En cette période pour le moins confuse où la perte de terrain des idéologies laisse la place vide aux intégrismes religieux, la sortie d'un tel film est en soi salutaire et méritoire, en ceci qu'il rappelle la possibilité d'un œcuménisme interreligieux, la possibilité d'une coexistence, d'une confraternité entre des individus de confessions différentes. Cela est remarquable en vertu de l'intérêt du sujet traité, mais cela ne suffit pas à faire un grand film ; on a vu des intentions aussi louables n'avoir pas les moyens de l'entreprise.
Ce qui se développe sous nos yeux, l'aventure que nous suivons est celle d'une spiritualité en prise avec le monde. Elle se trace depuis le fond de la nuit monastique jusqu'à la pleine lumière du siècle. Et elle est un tout. La simplicité de la mise en scène répond à l'austérité de la vie conventuelle. Nul effet superflu. La justesse semble dans sa rigueur même définir le cadre d'une esthétique dont la sobriété n'a d'égale que la pureté de l'éthique dans laquelle les moines sont engagés.

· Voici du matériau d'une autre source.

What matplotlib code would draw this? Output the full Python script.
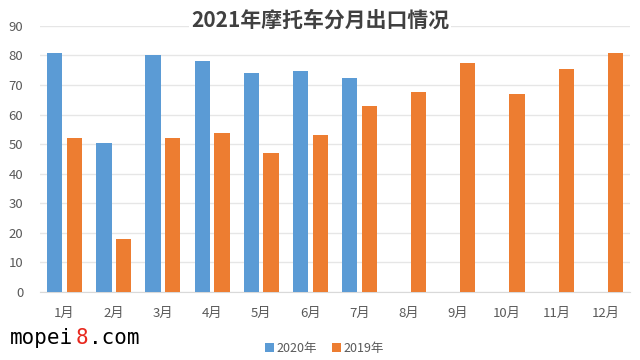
import matplotlib.pyplot as plt
import numpy as np

plt.rcParams['font.family'] = ['Noto Sans CJK SC', 'DejaVu Sans']

# 月份和两年的出口数据
months = ['1月', '2月', '3月', '4月', '5月', '6月', '7月', '8月', '9月', '10月', '11月', '12月']
y2020 = [81, 50.5, 80.2, 78.3, 74, 74.8, 72.3, None, None, None, None, None]
y2019 = [52, 17.9, 52, 53.8, 47, 53, 63, 67.6, 77.5, 67, 75.5, 80.7]
yticks = list(range(0, 100, 10))

blue = '#5B9BD5'
orange = '#ED7D31'

fig = plt.figure(figsize=(6.4, 3.6), dpi=100)
ax = fig.add_axes([0.0625, 0.189, 0.922, 0.739])

x = np.arange(len(months))
w = 0.31
off = 0.2
x20 = [i for i, v in zip(x, y2020) if v is not None]
v20 = [v for v in y2020 if v is not None]
ax.bar(np.array(x20) - off, v20, width=w, color=blue, label='2020年', zorder=3)
ax.bar(x + off, y2019, width=w, color=orange, label='2019年', zorder=3)

ax.set_xlim(-0.5, 11.5)
ax.set_ylim(0, 90)
ax.set_yticks(yticks)
ax.set_xticks(x)
ax.set_xticklabels(months)
ax.grid(axis='y', color='#e6e6e6', linewidth=1, zorder=0)
for s in ['top', 'right', 'left']:
    ax.spines[s].set_visible(False)
ax.spines['bottom'].set_color('#d9d9d9')
ax.tick_params(axis='both', length=0, labelsize=9.5, colors='#595959')
ax.tick_params(axis='x', pad=11)
ax.tick_params(axis='y', pad=12)

# 标题（白底盖住90的网格线）
fig.text(0.5, 0.945, '2021年摩托车分月出口情况', ha='center', va='center',
         fontsize=15, fontweight='bold', color='#404040',
         bbox=dict(facecolor='white', edgecolor='none', pad=1))

fig.legend(loc='center', bbox_to_anchor=(0.507, 0.033), ncol=2, frameon=False,
           fontsize=9, handlelength=0.7, handleheight=0.7, handletextpad=0.2,
           columnspacing=1.2, labelcolor='#595959')

# 水印
fig.text(0.016, 0.062, 'mopei', fontsize=15, family='DejaVu Sans Mono', color='black', va='center')
fig.text(0.016 + 5 * 0.0204, 0.062, '8', fontsize=15, family='DejaVu Sans Mono', color='#e8281e', va='center')
fig.text(0.016 + 6 * 0.0204, 0.062, '.com', fontsize=15, family='DejaVu Sans Mono', color='black', va='center')

fig.savefig('out.png', dpi=100)
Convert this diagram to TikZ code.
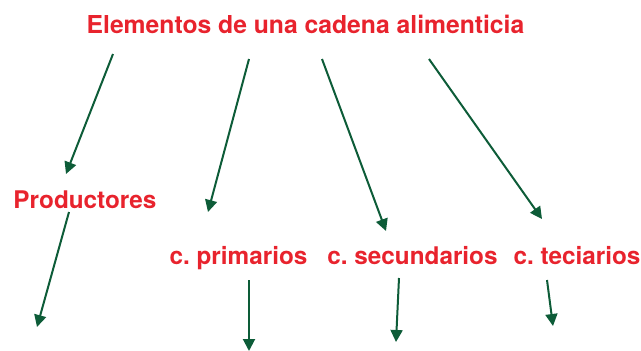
\documentclass[tikz,border=0pt]{standalone}
\usepackage{fontspec}
\setmainfont{TeX Gyre Heros}
\usetikzlibrary{arrows.meta}
\definecolor{lblred}{HTML}{E8232D}
\definecolor{arrgreen}{HTML}{0D5C38}
\tikzset{
  lbl/.style={text=lblred, font=\frenchspacing\fontsize{24.3}{29}\selectfont\bfseries, inner sep=0pt, anchor=base},
  arr/.style={draw=arrgreen, line width=2pt, -{Triangle[length=12pt,width=12pt]}}
}
\begin{document}
\begin{tikzpicture}[x=1pt,y=-1pt]
\useasboundingbox (0,0) rectangle (641,351);
\node[lbl, font=\frenchspacing\fontsize{24.7}{29}\selectfont\bfseries] (title) at (305.5,33) {Elementos de una cadena alimenticia};
\node[lbl] (prod) at (85,208) {Productores};
\node[lbl] (prim) at (238.5,264) {c. primarios};
\node[lbl] (sec) at (412.5,264) {c. secundarios};
\node[lbl] (ter) at (577,264) {c. teciarios};
% start points under the title
\coordinate (t1) at (113,54);
\coordinate (t2) at (249,59);
\coordinate (t3) at (322,59);
\coordinate (t4) at (429,59);
% tips above the labels
\coordinate (h1) at (66,174);
\coordinate (h2) at (208,212);
\coordinate (h3) at (386,231);
\coordinate (h4) at (542,219);
% starts under the labels
\coordinate (p0) at (69,212);
\coordinate (q0) at (249,280);
\coordinate (r0) at (399,278);
\coordinate (s0) at (547,280);
% free ends
\coordinate (p1) at (37,327);
\coordinate (q1) at (249,351);
\coordinate (r1) at (396,342);
\coordinate (s1) at (553,326);
\draw[arr] (t1) -- (h1);
\draw[arr] (t2) -- (h2);
\draw[arr] (t3) -- (h3);
\draw[arr] (t4) -- (h4);
\draw[arr] (p0) -- (p1);
\draw[arr] (q0) -- (q1);
\draw[arr] (r0) -- (r1);
\draw[arr] (s0) -- (s1);
\end{tikzpicture}
\end{document}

Formellement le film commence par alterner plans fixes à l'intérieur du monastère et plans-séquence à l'extérieur, opposant ainsi le calme et la fixité de la vie régulière à l'agitation de la vie séculière, nous permettant de nous familiariser avec le rythme sacerdotal, d'appréhender le mode de vie de cette communauté et les liens créés avec les villageois à proximité, nous offrant une vue d'ensemble de la confrérie.
Puis arrivent les premiers évènements, les massacres commencent, la peur s'immisce, les plans se fractionnent (la belle saccade qui suit la course de la jeune algérienne courant vers le monastère). La caméra se rapproche des individus, le groupe se fracture, on distingue des personnages. Des dissensions apparaissent et se pose alors la question : doit-on rester ou partir ?
Toute la grandeur du film est là. Chercher, chercher à comprendre pourquoi ils sont restés.
On a salué le courage de ses hommes, mais on n'a rien dit si on n'a pas été voir la nature de ce courage qui se montre comme fidélité à soi.
J'invite ici les athées les plus profondément convaincus à dépasser l'anticléricalisme primaire qui pourrait motiver leur dégoût. Le parcours et les problèmes auxquels ces moines sont confrontés, la grâce qui les assure de leur conviction, la philosophie qui mène leur conduite, s'ils trouvent corps dans une confession bien particulière ne se limitent pas à elle, bien plus, leur courage rappelle celui de Socrate.
Chacun des huit frères connaîtra le doute et l'inquiétude, chacun puisera dans sa pensée, dans son activité les ressources morales ou pratiques, nécessaires à se forger la certitude de demeurer. Nul utilitarisme naïf dans ce choix, la seule conviction qu'en dehors de cette vie, qu'en dehors de ce lieu, rien pour eux n'a plus de sens. Et qu'une mort est préférable qui conserve à leurs actes, à leur conduite son sens, à une survie vidée de la substance qui les animait.
J'applaudis enfin l'effacement de l'aspect psychologique au profit de la recherche commune et fraternelle, individuelle au besoin, mais aussitôt saisie dans sa dimension philosophique, en communion avec le monde.
On sort de ce film plein d'une joie, d'une béatitude au sens spinoziste, qui se confirme comme la certitude qu'il existe un sens et une beauté et que ceux-ci se savent à qui les cherchent, qu'ils dépassent la mort et lui survivent, garantie de liberté, et qu'ils se découvrent dans l'amour qu'on porte au monde, à qui le peuple, solidaire de ses passions jusque dans ses erreurs et ses égarements.